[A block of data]
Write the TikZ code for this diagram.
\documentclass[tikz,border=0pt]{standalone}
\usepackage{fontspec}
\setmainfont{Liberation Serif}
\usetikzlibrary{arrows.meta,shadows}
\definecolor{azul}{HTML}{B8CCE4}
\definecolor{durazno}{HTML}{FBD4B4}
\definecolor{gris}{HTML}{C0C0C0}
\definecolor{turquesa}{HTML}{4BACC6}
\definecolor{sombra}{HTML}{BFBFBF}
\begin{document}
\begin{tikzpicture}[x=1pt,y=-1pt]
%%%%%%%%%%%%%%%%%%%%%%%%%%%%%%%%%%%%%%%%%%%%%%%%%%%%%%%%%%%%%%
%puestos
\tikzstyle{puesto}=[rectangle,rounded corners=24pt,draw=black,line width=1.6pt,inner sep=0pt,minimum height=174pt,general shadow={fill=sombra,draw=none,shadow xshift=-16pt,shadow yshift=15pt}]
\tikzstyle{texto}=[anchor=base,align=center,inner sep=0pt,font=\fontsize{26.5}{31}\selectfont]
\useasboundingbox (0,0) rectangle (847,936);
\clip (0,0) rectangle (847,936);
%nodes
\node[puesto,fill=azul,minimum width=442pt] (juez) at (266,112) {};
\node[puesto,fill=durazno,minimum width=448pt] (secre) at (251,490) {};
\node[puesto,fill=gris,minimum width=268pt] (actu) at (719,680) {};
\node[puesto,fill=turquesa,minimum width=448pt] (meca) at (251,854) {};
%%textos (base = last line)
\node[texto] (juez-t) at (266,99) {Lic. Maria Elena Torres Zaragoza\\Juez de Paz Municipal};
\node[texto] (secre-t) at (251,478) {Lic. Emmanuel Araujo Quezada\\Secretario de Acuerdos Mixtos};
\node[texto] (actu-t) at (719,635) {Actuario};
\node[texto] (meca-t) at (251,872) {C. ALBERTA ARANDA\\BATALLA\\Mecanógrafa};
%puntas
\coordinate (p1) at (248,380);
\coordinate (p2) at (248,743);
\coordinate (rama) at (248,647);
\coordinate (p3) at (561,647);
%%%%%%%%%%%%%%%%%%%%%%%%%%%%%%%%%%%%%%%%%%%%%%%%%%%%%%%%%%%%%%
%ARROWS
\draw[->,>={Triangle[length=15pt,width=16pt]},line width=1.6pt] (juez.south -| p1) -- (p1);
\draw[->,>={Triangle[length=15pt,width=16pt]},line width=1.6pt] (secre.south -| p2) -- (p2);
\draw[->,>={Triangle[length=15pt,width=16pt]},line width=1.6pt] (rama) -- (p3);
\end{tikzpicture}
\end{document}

...

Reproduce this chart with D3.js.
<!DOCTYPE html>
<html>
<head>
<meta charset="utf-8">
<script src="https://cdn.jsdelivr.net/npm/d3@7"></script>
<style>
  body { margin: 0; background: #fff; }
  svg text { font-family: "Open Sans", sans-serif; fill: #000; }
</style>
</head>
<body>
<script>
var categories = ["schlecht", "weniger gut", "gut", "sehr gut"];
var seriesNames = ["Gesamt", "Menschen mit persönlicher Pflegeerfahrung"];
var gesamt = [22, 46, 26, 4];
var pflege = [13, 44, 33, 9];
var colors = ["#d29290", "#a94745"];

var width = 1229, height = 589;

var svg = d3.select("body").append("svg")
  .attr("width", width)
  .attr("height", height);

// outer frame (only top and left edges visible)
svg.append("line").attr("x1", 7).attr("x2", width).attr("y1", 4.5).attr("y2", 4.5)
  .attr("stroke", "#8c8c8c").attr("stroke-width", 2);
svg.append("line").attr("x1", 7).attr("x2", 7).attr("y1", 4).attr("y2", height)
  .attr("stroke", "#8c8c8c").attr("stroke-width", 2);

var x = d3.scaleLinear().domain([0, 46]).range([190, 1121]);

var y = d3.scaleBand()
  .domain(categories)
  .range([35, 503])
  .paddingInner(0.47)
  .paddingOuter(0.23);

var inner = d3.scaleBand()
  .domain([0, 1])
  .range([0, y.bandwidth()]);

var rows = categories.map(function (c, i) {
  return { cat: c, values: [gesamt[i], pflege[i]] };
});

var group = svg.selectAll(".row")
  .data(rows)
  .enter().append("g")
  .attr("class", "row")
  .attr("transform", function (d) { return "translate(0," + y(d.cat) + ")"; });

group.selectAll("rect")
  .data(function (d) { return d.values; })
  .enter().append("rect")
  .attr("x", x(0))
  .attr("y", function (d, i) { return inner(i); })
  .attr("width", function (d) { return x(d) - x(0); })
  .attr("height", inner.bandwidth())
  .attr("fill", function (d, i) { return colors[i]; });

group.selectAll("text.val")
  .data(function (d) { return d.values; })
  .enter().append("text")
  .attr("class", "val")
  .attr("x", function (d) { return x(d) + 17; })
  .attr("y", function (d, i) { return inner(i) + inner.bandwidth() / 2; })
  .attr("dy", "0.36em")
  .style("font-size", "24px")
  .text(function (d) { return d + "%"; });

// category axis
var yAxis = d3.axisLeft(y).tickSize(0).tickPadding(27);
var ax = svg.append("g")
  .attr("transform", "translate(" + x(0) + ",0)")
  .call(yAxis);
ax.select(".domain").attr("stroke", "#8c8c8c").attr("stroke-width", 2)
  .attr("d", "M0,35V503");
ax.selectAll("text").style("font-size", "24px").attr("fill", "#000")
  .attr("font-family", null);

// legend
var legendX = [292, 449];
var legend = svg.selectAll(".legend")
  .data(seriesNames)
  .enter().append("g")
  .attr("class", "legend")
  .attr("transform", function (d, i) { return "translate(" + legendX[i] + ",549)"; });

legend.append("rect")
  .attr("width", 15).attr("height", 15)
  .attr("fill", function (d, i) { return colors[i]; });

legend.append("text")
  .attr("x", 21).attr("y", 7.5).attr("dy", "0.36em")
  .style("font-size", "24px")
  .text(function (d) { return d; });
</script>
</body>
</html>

:: Exercise instructions ::
Each line holding "this" must be found and copied.

:: Written response ::
Write the TikZ code for this diagram.
Reproduce this chart with D3.js.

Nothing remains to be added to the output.